— Господин заставил меня очень красиво просить о ней вчера вечером, — напомнила ему рабыня.
Наручники с нее сняли вчера утром, вскоре после отъезда лагеря, и, ожидаемо, приготовление обеда для мужчин на полуденном привале, а позже и ужина было поручено ей. А после ужина, чистки посуды, попытки поцеловать хозяина, закончившейся ничем, если не считать не болезненной, но обидной оплеухи, расстилания одеял для мужчин, Селий Арконий бросил перед собой на землю небольшой лоскут ткани.
— Господин! — не удержалась от восхищенного крика Эллен.
Правда, когда она подползла к этому, разрешения встать на ноги она не получала, мужчина пинком отбросил лоскут подальше от нее. Так он развлекался с нею какое-то время, а наигравшись, приказал ей растянуться перед ним на животе и покрывать его ноги страстными поцелуями. Только после этого он приказал своей рабыне подползти к желанному предмету одежды, но лишь для того, чтобы, подняв его зубами, ползти назад к нему, а затем, стоять перед ним на четвереньках, подняв голову, и умоляюще смотреть, на него удерживая тунику в зубах, гадая, разрешит он ей это или нет. Наконец, когда, ее глаза уже заполнились слезами отчаяния, он сказал:
— Хорошо.
Эллен снова упала на живот, и с благодарностью, по-прежнему удерживая в зубах уже намокший лоскут ткани, прижалась влажной от слез щекой к его высокой сандалии.

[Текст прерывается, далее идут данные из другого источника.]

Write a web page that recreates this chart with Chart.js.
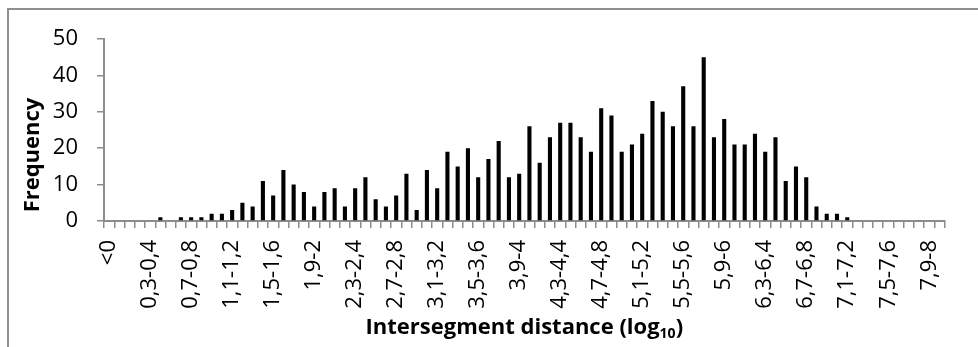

Только после этого ей было разрешено надеть это на себя.
— Так я не понял, нравится тебе это или нет? — настаивал Селий.
— Очень, — призналась девушка.
— Ты хорошо выглядишь в этом, — похвалил он.
— Если я в этом хорошо выгляжу, то мне это нравится вдвойне, — тут же заявила Эллен.

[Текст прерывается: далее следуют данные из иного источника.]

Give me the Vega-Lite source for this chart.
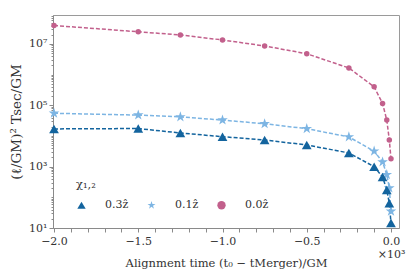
{
  "$schema": "https://vega.github.io/schema/vega-lite/v6.json",
  "width": 346,
  "height": 213,
  "autosize": "none",
  "padding": {"left": 53, "top": 15, "right": 16, "bottom": 48},
  "background": "white",
  "config": {
    "font": "DejaVu Serif",
    "view": {"stroke": "#9a9a9a", "strokeWidth": 1},
    "axis": {"grid": false, "domainColor": "#8a8a8a", "tickColor": "#8a8a8a", "labelColor": "#333", "titleColor": "#333", "labelFontSize": 11, "titleFontSize": 11.5, "titleFontWeight": "normal", "labelFont": "DejaVu Serif", "titleFont": "DejaVu Serif"},
    "legend": {
      "labelFont": "DejaVu Serif", "titleFont": "DejaVu Serif",
      "orient": "none", "legendX": 23, "legendY": 164,
      "direction": "horizontal", "columns": 3, "columnPadding": 17,
      "labelOffset": 18, "labelFontSize": 11, "titleFontSize": 11.5, "titleFontWeight": "normal",
      "titlePadding": 9, "titleAnchor": "start", "symbolSize": 70, "symbolStrokeWidth": 0,
      "labelColor": "#333", "titleColor": "#333"
    }
  },
  "data": {
    "values": [
      {"series": "0.0ẑ", "t": -2.0, "T": 40000000},
      {"series": "0.0ẑ", "t": -1.5, "T": 25000000},
      {"series": "0.0ẑ", "t": -1.25, "T": 19700000},
      {"series": "0.0ẑ", "t": -1.0, "T": 13500000},
      {"series": "0.0ẑ", "t": -0.75, "T": 8600000},
      {"series": "0.0ẑ", "t": -0.5, "T": 4800000},
      {"series": "0.0ẑ", "t": -0.25, "T": 1650000},
      {"series": "0.0ẑ", "t": -0.1, "T": 400000},
      {"series": "0.0ẑ", "t": -0.05, "T": 115000},
      {"series": "0.0ẑ", "t": -0.025, "T": 33000},
      {"series": "0.0ẑ", "t": -0.01, "T": 7400},
      {"series": "0.0ẑ", "t": 0.0, "T": 1800},
      {"series": "0.1ẑ", "t": -2.0, "T": 55000},
      {"series": "0.1ẑ", "t": -1.5, "T": 48000},
      {"series": "0.1ẑ", "t": -1.25, "T": 42000},
      {"series": "0.1ẑ", "t": -1.0, "T": 33000},
      {"series": "0.1ẑ", "t": -0.75, "T": 25000},
      {"series": "0.1ẑ", "t": -0.5, "T": 17300},
      {"series": "0.1ẑ", "t": -0.25, "T": 9300},
      {"series": "0.1ẑ", "t": -0.1, "T": 3200},
      {"series": "0.1ẑ", "t": -0.05, "T": 1420},
      {"series": "0.1ẑ", "t": -0.025, "T": 550},
      {"series": "0.1ẑ", "t": -0.01, "T": 200},
      {"series": "0.1ẑ", "t": 0.0, "T": 35},
      {"series": "0.3ẑ", "t": -2.0, "T": 17000},
      {"series": "0.3ẑ", "t": -1.5, "T": 17500},
      {"series": "0.3ẑ", "t": -1.25, "T": 12500},
      {"series": "0.3ẑ", "t": -1.0, "T": 9500},
      {"series": "0.3ẑ", "t": -0.75, "T": 7400},
      {"series": "0.3ẑ", "t": -0.5, "T": 5100},
      {"series": "0.3ẑ", "t": -0.25, "T": 2800},
      {"series": "0.3ẑ", "t": -0.1, "T": 1000},
      {"series": "0.3ẑ", "t": -0.05, "T": 460},
      {"series": "0.3ẑ", "t": -0.025, "T": 174},
      {"series": "0.3ẑ", "t": -0.01, "T": 64},
      {"series": "0.3ẑ", "t": 0.0, "T": 14.5}
    ]
  },
  "encoding": {
    "x": {
      "field": "t", "type": "quantitative",
      "scale": {"domain": [-2.006, 0.0475], "nice": false, "zero": false},
      "axis": {
        "title": "Alignment time (t₀ − tMerger)/GM",
        "values": [-2.0, -1.9, -1.8, -1.7, -1.6, -1.5, -1.4, -1.3, -1.2, -1.1, -1.0, -0.9, -0.8, -0.7, -0.6, -0.5, -0.4, -0.3, -0.2, -0.1, 0.0],
        "labelExpr": "abs(datum.value*2 - round(datum.value*2)) < 0.001 ? (abs(datum.value) < 0.001 ? ['0.0', '×10³'] : replace(format(datum.value, '.1f'), '-', '−')) : ''",
        "labelOverlap": false,
        "tickSize": 4,
        "labelPadding": 3,
        "titlePadding": -2
      }
    },
    "y": {
      "field": "T", "type": "quantitative",
      "scale": {"type": "log", "domain": [10, 88000000], "nice": false},
      "axis": {
        "title": "(ℓ/GM)² Tsec/GM",
        "titleFontSize": 13.5,
        "values": [10, 20, 30, 40, 50, 60, 70, 80, 90, 100, 200, 300, 400, 500, 600, 700, 800, 900, 1000, 2000, 3000, 4000, 5000, 6000, 7000, 8000, 9000, 10000, 20000, 30000, 40000, 50000, 60000, 70000, 80000, 90000, 100000, 200000, 300000, 400000, 500000, 600000, 700000, 800000, 900000, 1000000, 2000000, 3000000, 4000000, 5000000, 6000000, 7000000, 8000000, 9000000, 10000000, 20000000, 30000000, 40000000, 50000000, 60000000, 70000000, 80000000],
        "labelExpr": "datum.value == 10 ? '10¹' : datum.value == 1000 ? '10³' : datum.value == 100000 ? '10⁵' : datum.value == 10000000 ? '10⁷' : ''",
        "labelOverlap": false,
        "tickSize": {"condition": {"test": "datum.value == 10 || datum.value == 1000 || datum.value == 100000 || datum.value == 10000000", "value": 4}, "value": 2},
        "titlePadding": 5
      }
    }
  },
  "layer": [
    {
      "mark": {"type": "line", "strokeDash": [4, 2], "strokeWidth": 1.5},
      "encoding": {
        "stroke": {"condition": [{"test": "datum.series == '0.0ẑ'", "value": "#c2608c"}, {"test": "datum.series == '0.1ẑ'", "value": "#7db5e3"}], "value": "#13649e"},
        "detail": {"field": "series"}
      }
    },
    {
      "mark": {"type": "point", "filled": true, "opacity": 1},
      "encoding": {
        "color": {"field": "series", "type": "nominal",
          "scale": {"domain": ["0.3ẑ", "0.1ẑ", "0.0ẑ"], "range": ["#13649e", "#7db5e3", "#c2608c"]},
          "legend": {"title": "χ₁,₂"}
        },
        "shape": {"field": "series", "type": "nominal",
          "scale": {"domain": ["0.3ẑ", "0.1ẑ", "0.0ẑ"], "range": ["triangle-up", "M0,-1L0.2245,-0.309L0.951,-0.309L0.363,0.118L0.588,0.809L0,0.382L-0.588,0.809L-0.363,0.118L-0.951,-0.309L-0.2245,-0.309Z", "circle"]},
          "legend": {"title": "χ₁,₂"}
        },
        "size": {"condition": [{"test": "datum.series == '0.0ẑ'", "value": 30}, {"test": "datum.series == '0.1ẑ'", "value": 125}], "value": 95}
      }
    }
  ]
}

— Она скрывает твои дефекты, — бросил мужчина.
— О? — удивленно выдохнула она.
— Не то, чтобы она могла скрыть большую их часть, — добавил он.
— Мои дефекты, Господин? — осторожно спросила Эллен.
— Да, — кивнул ее владелец. — Твоя фигура слишком возбуждающа, слишком соблазнительно красива, в результате чего любому, кто смотрит на тебя, трудно сконцентрировать свои мысли на серьезных вопросах.
— Думаю, — улыбнулась девушка, — что любая рабыня будет жаждать иметь такие дефекты.
— Ну, в любом случае, они поднимают ее цену, — усмехнулся он.
— Да, Господин, — не могла не согласиться Эллен.
— Но Ты не стоишь двадцати серебряных тарсков, — сердито проворчал Селий Арконий.
— Мой хозяин заплатил двадцать один, — напомнила она.
— Твой хозяин — идиот, — заявил мужчина.
— Рабыня не смеет перечить своему хозяину, — нашлась Эллен.
— Фактически, Ты могла бы представлять интерес, — насупился он, — если бы не была настолько глупа.
— Трудно иметь все, Господин, — пожала плечами Эллен.
— Пожалуй, тебя следовало бы выпороть, — сказал он.
Эллен предпочла не отвечать и помолчать некоторое время. Ей стало интересно, случалось ли так, что рабынь могли выпороть только за то, что их владелец рассердился на них из-за того гипнотического обаяния, которым такое прекрасное существо могло подействовать настолько, что могли бы быть заподозрены в слабости? Что если они вдруг обнаружили бы внутри себя страх того, что могли бы растаять, уступить власти красоты такого уязвимого, восхитительного, соблазнительного, оказавшегося в их собственности создания. Неужели рабыня должна быть наказана за свою собственную привлекательность и красоту, ответственными за которую в большей степени были сами мужчины? Ведь разве не мужчины были причиной этой привлекательности и красоты, которую, хотела женщина того или нет, даровала ей неволя?